The central notion of `fideism' ‑ the concept of faith ‑ is given an extended discussion by Michael Hodges. He examines Kierkegaard's revolutionary thoughts on faith and the influence they exerted on Wittgenstein. But Hodges is also impressed with Nietzsche's genealogical approach to religion and the critical perspective on the religious life that this approach assumes. Thus Hodges is led to raise the question whether Wittgenstein's infamous quietism ‑ his insistence that philosophy `leaves everything as it is' and cannot serve as a higher epistemological authority ‑ can be challenged. Hodges then envisages several ways in which one might try to gain a critical distance and grip on religious discourse and the religious life. He wants to know whether this can be done without violating some of Wittgenstein's central ideas.

Probably the most influential commentator on Wittgenstein's philosophy of religion ‑ and an important philosopher in his own right within this area of philosophy ‑ is D. Z. Phillips. Phillips is the person one normally associates with the fideistic interpretation of Wittgenstein. But his readings of Wittgenstein are controversial, and Mark Addis discusses many of the topics on which some Wittgenstein scholars would take issue with him and their reasons for doing so. Addis addresses some of the key notions operating in most commentaries on Wittgenstein's remarks on religion ‑ the notions of language games and forms of life ‑ and attempts to bring clarity to their meaning and application.

One of the most important positions in recent philosophy of religion is the approach of what is called `reformed epistemology' ‑ a point of view closely associated with Alvin Plantinga. What is the relationship between Plantinga's ideas and those of Wittgenstein ‑ and those of Wittgensteinians such as Phillips and Anthony Kenny? Paul Helm provides a guide to the similarities and the differences between these two influential interpretations of religious belief. He points to ways in which the one side has unfairly criticised the other, and he identifies in both approaches areas where clarity and persuasiveness are less than what one would hope for. And he tries to see how both sides line up with regard to today's realism/anti‑realism debate in philosophy.

Alan Bailey begins his essay by pointing to some features of Wittgenstein's method, and he then proceeds to identify key elements of Wittgenstein's philosophy of religion. Bailey is a critic of Wittgenstein's thought in this area. He gives numerous reasons for thinking that Wittgenstein has mischaracterized the nature and meaning of religious discourse. Bailey's essay draws on the work of contemporary philosophers who have studied the idea of attributing beliefs to others ‑ Dennett, Davidson, and Stitch ‑ and Bailey uses these studies in developing his own attack on Wittgenstein.

One of the best‑known critics of Wittgenstein on religion is Kai Nielsen, whose 1970s article `Wittgensteinian Fideism' contained a forceful rejection of much that Wittgenstein had to say on the topic. In his new essay for this volume, Nielsen expresses an appreciation of many aspects of the later Wittgenstein's thought, but he continues to argue against what seem to him to be the central messages coming from Wittgenstein with regard to religion.
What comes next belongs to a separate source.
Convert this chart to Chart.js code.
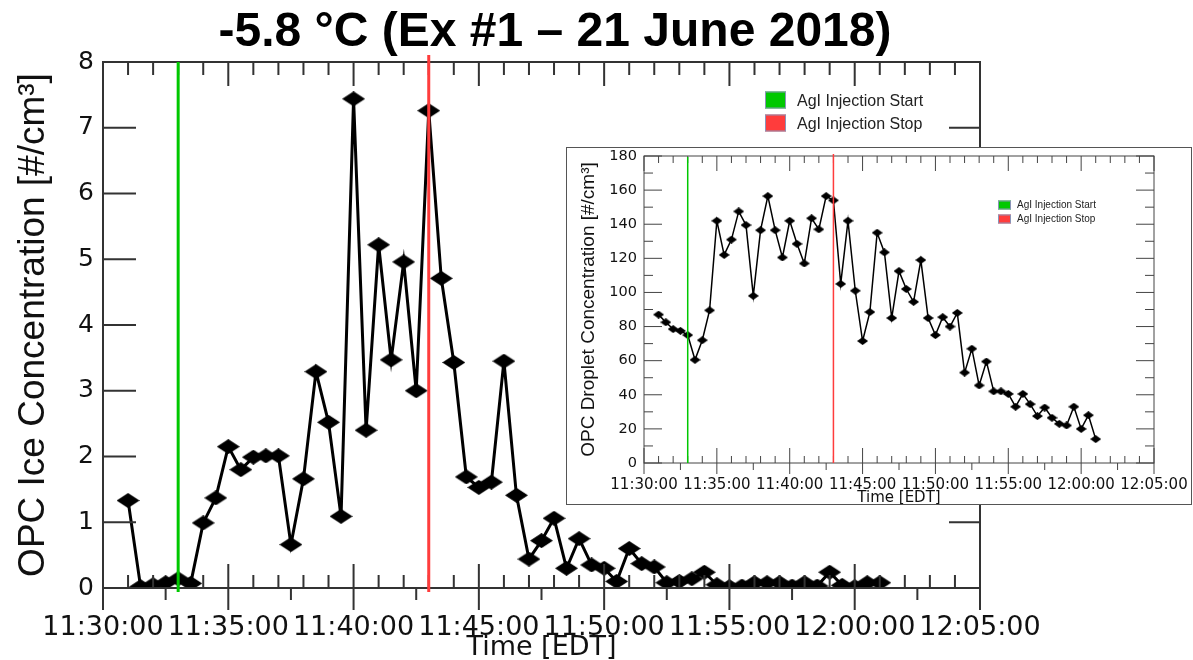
<!DOCTYPE html>
<html>
<head>
<meta charset="utf-8">
<script src="https://cdn.jsdelivr.net/npm/chart.js@4"></script>
<style>
  html, body { margin: 0; padding: 0; background: #fff; }
  #wrap { position: relative; width: 1193px; height: 660px; overflow: hidden; }
  #main { position: absolute; left: 0; top: 0; }
  #insetBox { position: absolute; left: 566px; top: 147px; width: 624px; height: 356px; border: 1px solid #555; background: #fff; }
  #inset { display: block; }
</style>
</head>
<body>
<div id="wrap">
  <canvas id="main" width="1193" height="660"></canvas>
  <div id="insetBox"><canvas id="inset" width="624" height="356"></canvas></div>
</div>
<script>
// sample times (EDT), every 30 s
const times = [
  "11:31:00", "11:31:30", "11:32:00", "11:32:30", "11:33:00", "11:33:30", "11:34:00", "11:34:30", "11:35:00", "11:35:30",
  "11:36:00", "11:36:30", "11:37:00", "11:37:30", "11:38:00", "11:38:30", "11:39:00", "11:39:30", "11:40:00", "11:40:30",
  "11:41:00", "11:41:30", "11:42:00", "11:42:30", "11:43:00", "11:43:30", "11:44:00", "11:44:30", "11:45:00", "11:45:30",
  "11:46:00", "11:46:30", "11:47:00", "11:47:30", "11:48:00", "11:48:30", "11:49:00", "11:49:30", "11:50:00", "11:50:30",
  "11:51:00", "11:51:30", "11:52:00", "11:52:30", "11:53:00", "11:53:30", "11:54:00", "11:54:30", "11:55:00", "11:55:30",
  "11:56:00", "11:56:30", "11:57:00", "11:57:30", "11:58:00", "11:58:30", "11:59:00", "11:59:30", "12:00:00", "12:00:30",
  "12:01:00"
];

// OPC ice concentration [#/cm3]
const iceConc = [
  1.33, 0.02, 0.05, 0.08, 0.14, 0.07, 0.99, 1.37, 2.15, 1.80,
  1.99, 2.01, 2.01, 0.66, 1.66, 3.29, 2.52, 1.09, 7.44, 2.40,
  5.22, 3.47, 4.96, 3.00, 7.26, 4.71, 3.43, 1.69, 1.53, 1.61,
  3.45, 1.41, 0.44, 0.72, 1.06, 0.30, 0.75, 0.35, 0.30, 0.10,
  0.60, 0.37, 0.32, 0.08, 0.10, 0.14, 0.24, 0.05, 0.02, 0.03,
  0.08, 0.08, 0.08, 0.03, 0.08, 0.03, 0.24, 0.04, 0.02, 0.08,
  0.08
];

// OPC droplet concentration [#/cm3] (inset)
const dropletConc = [
  87, 82.5, 78.5, 77.5, 75, 60.5, 72, 89.5, 142, 122,
  131, 147.5, 139.5, 98, 136.5, 156.5, 136.5, 120.5, 142, 128.5,
  117, 143.5, 137, 156.5, 154, 105, 142, 101, 71.5, 88.5,
  135, 123.5, 85, 112.5, 102, 94.5, 119, 85, 75, 85.5,
  80, 88, 53, 67, 45.5, 59.5, 42, 42, 40.5, 33,
  40.5, 34.5, 27.5, 32.5, 26.5, 23, 22, 33, 20, 28,
  14
];

const injectStart = "11:33:00";
const injectStop = "11:43:00";

const xTickLabels = ["11:30:00", "11:35:00", "11:40:00", "11:45:00", "11:50:00", "11:55:00", "12:00:00", "12:05:00"];
const iceTicks = [0, 1, 2, 3, 4, 5, 6, 7, 8];
const dropletTicks = [0, 20, 40, 60, 80, 100, 120, 140, 160, 180];

const titleText = "-5.8 °C (Ex #1 \u2013 21 June 2018)";
const legendLabels = ["AgI Injection Start", "AgI Injection Stop"];

const GREEN = "#00c800";
const RED = "#ff3c3c";

const toSec = t => {
  const [h, m, s] = t.split(":").map(Number);
  return h * 3600 + m * 60 + s;
};

Chart.defaults.font.family = "'DejaVu Sans', sans-serif";
Chart.defaults.color = "#111";

function diamond(w, h) {
  const c = document.createElement("canvas");
  c.width = w;
  c.height = h;
  const g = c.getContext("2d");
  g.fillStyle = "#000";
  g.beginPath();
  g.moveTo(w / 2, 0);
  g.lineTo(w, h / 2);
  g.lineTo(w / 2, h);
  g.lineTo(0, h / 2);
  g.closePath();
  g.fill();
  return c;
}

// box round the plot + inward/outward tick marks like the original plot
function frameTicks(o) {
  return {
    id: "frameTicks",
    afterDatasetsDraw(chart) {
      const { ctx, chartArea: a, scales: { x, y } } = chart;
      ctx.save();
      ctx.strokeStyle = o.color;
      ctx.lineWidth = o.width;
      ctx.strokeRect(a.left, a.top, a.right - a.left, a.bottom - a.top);
      ctx.beginPath();
      for (let t = x.min; t <= x.max; t += 60) {
        const px = x.getPixelForValue(t);
        const len = (t - x.min) % 300 === 0 ? o.inMajor : o.inMinor;
        ctx.moveTo(px, a.bottom); ctx.lineTo(px, a.bottom - len);
        ctx.moveTo(px, a.top); ctx.lineTo(px, a.top + len);
      }
      for (let t = x.min; t <= x.max; t += 150) {
        const px = x.getPixelForValue(t);
        const len = (t - x.min) % 300 === 0 ? o.outMajor : o.outMinor;
        ctx.moveTo(px, a.bottom); ctx.lineTo(px, a.bottom + len);
      }
      for (let v = y.min; v <= y.max; v += o.yStep) {
        const py = y.getPixelForValue(v);
        const major = Math.round(v / o.yStep) % o.yEvery === 0;
        ctx.moveTo(a.left, py); ctx.lineTo(a.left + (major ? o.yLeft : o.yLeft / 2), py);
        ctx.moveTo(a.right, py); ctx.lineTo(a.right - (major ? o.yRight : o.yRight / 2), py);
      }
      ctx.stroke();
      ctx.restore();
    }
  };
}

function injectionLines(o) {
  return {
    id: "injectionLines",
    afterDatasetsDraw(chart) {
      const { ctx, chartArea: a, scales: { x } } = chart;
      ctx.save();
      ctx.lineWidth = o.width;
      [[injectStart, GREEN, o.startTop], [injectStop, RED, o.stopTop]].forEach(([t, col, ext]) => {
        const px = x.getPixelForValue(toSec(t));
        ctx.strokeStyle = col;
        ctx.beginPath();
        ctx.moveTo(px, a.top - ext);
        ctx.lineTo(px, a.bottom + o.bottomExt);
        ctx.stroke();
      });
      ctx.restore();
    }
  };
}

function keyBox(o) {
  return {
    id: "keyBox",
    afterDraw(chart) {
      const ctx = chart.ctx;
      ctx.save();
      if (o.title) {
        ctx.font = "bold 48px 'Liberation Sans', Arial, sans-serif";
        ctx.fillStyle = "#000";
        ctx.textAlign = "center";
        ctx.textBaseline = "middle";
        ctx.fillText(o.title, o.titleX, o.titleY);
      }
      ctx.font = o.font;
      ctx.textAlign = "left";
      ctx.textBaseline = "middle";
      [GREEN, RED].forEach((col, i) => {
        const y = o.y + i * o.gap;
        ctx.fillStyle = col;
        ctx.fillRect(o.x, y - o.h / 2, o.w, o.h);
        ctx.strokeStyle = "#8a94b8";
        ctx.lineWidth = 1;
        ctx.strokeRect(o.x + 0.5, y - o.h / 2 + 0.5, o.w - 1, o.h - 1);
        ctx.fillStyle = "#222";
        ctx.fillText(legendLabels[i], o.x + o.w + o.textGap, y + o.textDy);
      });
      ctx.restore();
    }
  };
}

function makeChart(canvas, values, s) {
  return new Chart(canvas, {
    type: "line",
    data: {
      datasets: [{
        data: times.map((t, i) => ({ x: toSec(t), y: values[i] })),
        borderColor: "#000",
        borderWidth: s.lineWidth,
        pointStyle: s.marker,
        pointRadius: s.marker.width / 2,
        tension: 0
      }]
    },
    options: {
      responsive: false,
      animation: false,
      events: [],
      layout: { padding: s.padding },
      plugins: { legend: { display: false }, tooltip: { enabled: false } },
      scales: {
        x: {
          type: "linear",
          min: toSec(xTickLabels[0]),
          max: toSec(xTickLabels[xTickLabels.length - 1]),
          afterBuildTicks: sc => { sc.ticks = xTickLabels.map(l => ({ value: toSec(l) })); },
          ticks: {
            callback: (v, i) => xTickLabels[i],
            font: { size: s.xFont },
            padding: s.xPad,
            maxRotation: 0,
            autoSkip: false,
            color: "#111"
          },
          grid: { display: false, drawTicks: false },
          border: { display: false },
          title: {
            display: true,
            text: "Time [EDT]",
            font: { size: s.xTitleFont, lineHeight: s.xTitleLH },
            padding: { top: 0, bottom: s.xTitlePad },
            color: "#111"
          },
          afterFit: sc => { sc.height = s.xHeight; sc.paddingLeft = 0; sc.paddingRight = 0; }
        },
        y: {
          min: s.yTicks[0],
          max: s.yTicks[s.yTicks.length - 1],
          afterBuildTicks: sc => { sc.ticks = s.yTicks.map(v => ({ value: v })); },
          ticks: { font: { size: s.yFont }, padding: s.yPad, color: "#111" },
          grid: { display: false, drawTicks: false },
          border: { display: false },
          title: {
            display: true,
            text: s.yTitle,
            font: { family: "'Liberation Sans', Arial, sans-serif", size: s.yTitleFont },
            padding: { top: s.yTitlePad, bottom: 0 },
            color: "#111"
          },
          afterFit: sc => { sc.width = s.yWidth; sc.paddingTop = 0; sc.paddingBottom = 0; }
        }
      }
    },
    plugins: s.plugins
  });
}

makeChart(document.getElementById("main"), iceConc, {
  lineWidth: 3,
  marker: diamond(23, 15),
  padding: { top: 62, right: 213, bottom: 0, left: 0 },
  xFont: 27, xPad: 24, xTitleFont: 27, xTitleLH: 0.8, xTitlePad: 1, xHeight: 72,
  yTicks: iceTicks, yFont: 25, yPad: 9, yWidth: 103,
  yTitle: "OPC Ice Concentration [#/cm\u00b3]", yTitleFont: 37, yTitlePad: 12,
  plugins: [
    frameTicks({ color: "#333", width: 2, inMinor: 13, inMajor: 24, outMinor: 12, outMajor: 22, yStep: 1, yEvery: 1, yLeft: 33, yRight: 31 }),
    injectionLines({ width: 3, startTop: 0, stopTop: 7, bottomExt: 4 }),
    keyBox({ title: titleText, titleX: 555, titleY: 33, font: "16px 'Liberation Sans', Arial, sans-serif", x: 765, y: 100, gap: 23, w: 21, h: 17, textGap: 11, textDy: 2 })
  ]
});

makeChart(document.getElementById("inset"), dropletConc, {
  lineWidth: 1.5,
  marker: diamond(11, 8),
  padding: { top: 8, right: 37, bottom: 0, left: 0 },
  xFont: 15, xPad: 13, xTitleFont: 15, xTitleLH: 0.8, xTitlePad: 0, xHeight: 41,
  yTicks: dropletTicks, yFont: 14.5, yPad: 7, yWidth: 77,
  yTitle: "OPC Droplet Concentration [#/cm\u00b3]", yTitleFont: 19, yTitlePad: 10,
  plugins: [
    frameTicks({ color: "#444", width: 1, inMinor: 7, inMajor: 15, outMinor: 7, outMajor: 11, yStep: 10, yEvery: 2, yLeft: 18, yRight: 18 }),
    injectionLines({ width: 1.5, startTop: -1, stopTop: 2, bottomExt: 0 }),
    keyBox({ font: "10px 'Liberation Sans', Arial, sans-serif", x: 431, y: 57, gap: 14, w: 13, h: 9, textGap: 6, textDy: 0 })
  ]
});
</script>
</body>
</html>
As he develops his interpretation of Wittgenstein on religion, Nielsen cites the work of two major Wittgenstein commentators, Norman Malcolm and Peter Winch. He utilizes some of Winch's thoughts to initiate his criticism of Wittgenstein, but he goes on to develop his own distinctive reasons for thinking Wittgenstein wrong, especially about Wittgenstein's quietism ‑ his insistence that philosophy cannot provide a critical assessment of religious practices.

The book concludes with an essay by Robert Arrington in which he attempts to respond to some of the criticisms that are leveled against Wittgenstein on religion by some of the other contributors to the book. Arrington focuses on Wittgenstein's characterization of theology as grammar. He argues that this notion, developed and extended, reveals the weaknesses of many of the reasons given for thinking that Wittgenstein has mischaracterized religious discourse and for believing that Wittgenstein has unconvincingly insulated religious belief from rational criticism.